In the early 17th century there existed small groups of musicians that played a random assortment of instruments. However, the organization of these groups varied.
It was only when Montverdi established the opera genre in Italy that a standard was first set for a group of musicians playing together. Monteverdi ensured that the singers had a body of accompanying instruments, most of which were viols, predecessors of today’s stringed instruments.
The importance of string groups was increased when Lully, court composer to Louis XIV of France, established a string orchestra called the ‘24 Royal String Players.’ String groups formed following that had a maximum of some 25 players, but a smaller group was the norm as most composers usually wrote for strings or woodwind and a single keyboard instrument.
Towards the latter part of the 17th and early 18th centuries, Italian violinists-composers such as Correli, Torelli, Tartini and Vivaldi established the concerto grosso and the solo string concerto, and the development of these greatly bolstered the importance of string orchestras.

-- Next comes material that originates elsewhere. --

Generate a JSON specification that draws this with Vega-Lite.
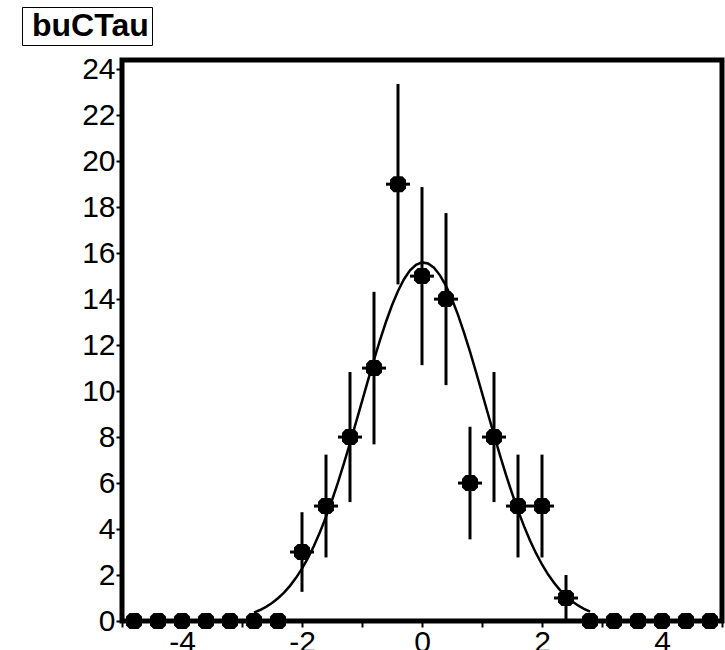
{
  "$schema": "https://vega.github.io/schema/vega-lite/v6.json",
  "autosize": {"type": "none"},
  "padding": {"left": 122, "top": 60, "right": 3, "bottom": 29},
  "width": 600,
  "height": 561,
  "background": "white",
  "config": {
    "view": {"stroke": "black", "strokeWidth": 5},
    "point": {"size": 256},
    "axis": {
      "domain": false,
      "grid": false,
      "tickColor": "black",
      "tickWidth": 2,
      "labelFont": "Liberation Sans",
      "labelFontSize": 30,
      "labelColor": "black",
      "labelOverlap": false,
      "labelBound": false,
      "labelFlush": false,
      "title": null
    }
  },
  "datasets": {
    "bins": [
      {"x": -4.8, "n": 0, "xlo": -5.0, "xhi": -4.6, "lo": 0, "hi": 0},
      {"x": -4.4, "n": 0, "xlo": -4.6, "xhi": -4.2, "lo": 0, "hi": 0},
      {"x": -4.0, "n": 0, "xlo": -4.2, "xhi": -3.8, "lo": 0, "hi": 0},
      {"x": -3.6, "n": 0, "xlo": -3.8, "xhi": -3.4, "lo": 0, "hi": 0},
      {"x": -3.2, "n": 0, "xlo": -3.4, "xhi": -3.0, "lo": 0, "hi": 0},
      {"x": -2.8, "n": 0, "xlo": -3.0, "xhi": -2.6, "lo": 0, "hi": 0},
      {"x": -2.4, "n": 0, "xlo": -2.6, "xhi": -2.2, "lo": 0, "hi": 0},
      {"x": -2.0, "n": 3, "xlo": -2.2, "xhi": -1.8, "lo": 1.268, "hi": 4.732},
      {"x": -1.6, "n": 5, "xlo": -1.8, "xhi": -1.4, "lo": 2.764, "hi": 7.236},
      {"x": -1.2, "n": 8, "xlo": -1.4, "xhi": -1.0, "lo": 5.172, "hi": 10.828},
      {"x": -0.8, "n": 11, "xlo": -1.0, "xhi": -0.6, "lo": 7.683, "hi": 14.317},
      {"x": -0.4, "n": 19, "xlo": -0.6, "xhi": -0.2, "lo": 14.641, "hi": 23.359},
      {"x": 0.0, "n": 15, "xlo": -0.2, "xhi": 0.2, "lo": 11.127, "hi": 18.873},
      {"x": 0.4, "n": 14, "xlo": 0.2, "xhi": 0.6, "lo": 10.258, "hi": 17.742},
      {"x": 0.8, "n": 6, "xlo": 0.6, "xhi": 1.0, "lo": 3.551, "hi": 8.449},
      {"x": 1.2, "n": 8, "xlo": 1.0, "xhi": 1.4, "lo": 5.172, "hi": 10.828},
      {"x": 1.6, "n": 5, "xlo": 1.4, "xhi": 1.8, "lo": 2.764, "hi": 7.236},
      {"x": 2.0, "n": 5, "xlo": 1.8, "xhi": 2.2, "lo": 2.764, "hi": 7.236},
      {"x": 2.4, "n": 1, "xlo": 2.2, "xhi": 2.6, "lo": 0, "hi": 2},
      {"x": 2.8, "n": 0, "xlo": 2.6, "xhi": 3.0, "lo": 0, "hi": 0},
      {"x": 3.2, "n": 0, "xlo": 3.0, "xhi": 3.4, "lo": 0, "hi": 0},
      {"x": 3.6, "n": 0, "xlo": 3.4, "xhi": 3.8, "lo": 0, "hi": 0},
      {"x": 4.0, "n": 0, "xlo": 3.8, "xhi": 4.2, "lo": 0, "hi": 0},
      {"x": 4.4, "n": 0, "xlo": 4.2, "xhi": 4.6, "lo": 0, "hi": 0},
      {"x": 4.8, "n": 0, "xlo": 4.6, "xhi": 5.0, "lo": 0, "hi": 0}
    ],
    "fit": [
      {"x": -2.8, "f": 0.368}, {"x": -2.7, "f": 0.478}, {"x": -2.6, "f": 0.614},
      {"x": -2.5, "f": 0.782}, {"x": -2.4, "f": 0.988}, {"x": -2.3, "f": 1.234},
      {"x": -2.2, "f": 1.529}, {"x": -2.1, "f": 1.876}, {"x": -2.0, "f": 2.280},
      {"x": -1.9, "f": 2.745}, {"x": -1.8, "f": 3.274}, {"x": -1.7, "f": 3.869},
      {"x": -1.6, "f": 4.529}, {"x": -1.5, "f": 5.251}, {"x": -1.4, "f": 6.031},
      {"x": -1.3, "f": 6.863}, {"x": -1.2, "f": 7.735}, {"x": -1.1, "f": 8.637},
      {"x": -1.0, "f": 9.554}, {"x": -0.9, "f": 10.469}, {"x": -0.8, "f": 11.363},
      {"x": -0.7, "f": 12.218}, {"x": -0.6, "f": 13.015}, {"x": -0.5, "f": 13.734},
      {"x": -0.4, "f": 14.356}, {"x": -0.3, "f": 14.865}, {"x": -0.2, "f": 15.248},
      {"x": -0.1, "f": 15.494}, {"x": 0.0, "f": 15.597}, {"x": 0.1, "f": 15.553},
      {"x": 0.2, "f": 15.364}, {"x": 0.3, "f": 15.034}, {"x": 0.4, "f": 14.574},
      {"x": 0.5, "f": 13.995}, {"x": 0.6, "f": 13.313}, {"x": 0.7, "f": 12.545},
      {"x": 0.8, "f": 11.711}, {"x": 0.9, "f": 10.830}, {"x": 1.0, "f": 9.921},
      {"x": 1.1, "f": 9.003}, {"x": 1.2, "f": 8.093}, {"x": 1.3, "f": 7.207},
      {"x": 1.4, "f": 6.358}, {"x": 1.5, "f": 5.557}, {"x": 1.6, "f": 4.810},
      {"x": 1.7, "f": 4.125}, {"x": 1.8, "f": 3.505}, {"x": 1.9, "f": 2.949},
      {"x": 2.0, "f": 2.459}, {"x": 2.1, "f": 2.030}, {"x": 2.2, "f": 1.661},
      {"x": 2.3, "f": 1.346}, {"x": 2.4, "f": 1.081}, {"x": 2.5, "f": 0.860},
      {"x": 2.6, "f": 0.677}, {"x": 2.7, "f": 0.529}, {"x": 2.8, "f": 0.409}
    ]
  },
  "layer": [
    {
      "data": {"name": "fit"},
      "mark": {"type": "line", "color": "black", "strokeWidth": 2.5},
      "encoding": {
        "x": {"field": "x", "type": "quantitative", "scale": {"domain": [-5, 5], "nice": false, "zero": false},
          "axis": {"values": [-5, -4.5, -4, -3.5, -3, -2.5, -2, -1.5, -1, -0.5, 0, 0.5, 1, 1.5, 2, 2.5, 3, 3.5, 4, 4.5, 5],
                   "tickSize": 6, "labelPadding": 0,
                   "labelExpr": "datum.value % 2 === 0 && datum.value !== 0 ? '' + datum.value : (datum.value === 0 ? '0' : '')"}},
        "y": {"field": "f", "type": "quantitative", "scale": {"domain": [0, 24.4], "nice": false},
          "axis": {"values": [0, 2, 4, 6, 8, 10, 12, 14, 16, 18, 20, 22, 24], "tickSize": 6, "labelPadding": 1}}
      }
    },
    {
      "data": {"name": "bins"},
      "mark": {"type": "rule", "color": "black", "strokeWidth": 3},
      "encoding": {
        "x": {"field": "xlo", "type": "quantitative"},
        "x2": {"field": "xhi"},
        "y": {"field": "n", "type": "quantitative"}
      }
    },
    {
      "data": {"name": "bins"},
      "mark": {"type": "rule", "color": "black", "strokeWidth": 3},
      "encoding": {
        "x": {"field": "x", "type": "quantitative"},
        "y": {"field": "lo", "type": "quantitative"},
        "y2": {"field": "hi"}
      }
    },
    {
      "data": {"name": "bins"},
      "mark": {"type": "point", "filled": true, "opacity": 1,
               "shape": "M-0.55,-1L0.55,-1L1,-0.55L1,0.55L0.55,1L-0.55,1L-1,0.55L-1,-0.55Z"},
      "encoding": {
        "x": {"field": "x", "type": "quantitative"},
        "y": {"field": "n", "type": "quantitative"},
        "color": {"datum": "buCTau", "type": "nominal", "scale": {"range": ["black"]},
          "legend": {"orient": "none", "legendX": -100, "legendY": -53, "title": null,
                     "symbolType": "square", "symbolSize": 1, "symbolStrokeWidth": 0, "symbolOpacity": 0,
                     "labelOffset": -25, "columnPadding": 0,
                     "labelFont": "Liberation Sans", "labelFontWeight": "bold", "labelFontSize": 32,
                     "labelColor": "black", "strokeColor": "black", "fillColor": "white", "padding": 3}}
      }
    }
  ]
}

The early composers wrote simple pieces, placing emphasis on treble and bass lines. The first and second violins played in unison a third apart, and the violas (and often the double bass) doubled the cello part. Other instruments like recorders, horns or timpani, were added as required by each composer, sometimes as soloists, or to provide special effects. There was also a harpsichord continuo, which 'continually' filled in the harmony, reinforced by a single cello, the basso continuo.
Picture: Typified late 17th- and early 18th- century orchestra
Compared to the early part of the 17th century, the orchestral sounds were definitely fuller and richer. The size of the orchestra grew to about 35 members, however this still varied widely in different areas. It was during this period that instrumental music grew in stature to match that of vocal music.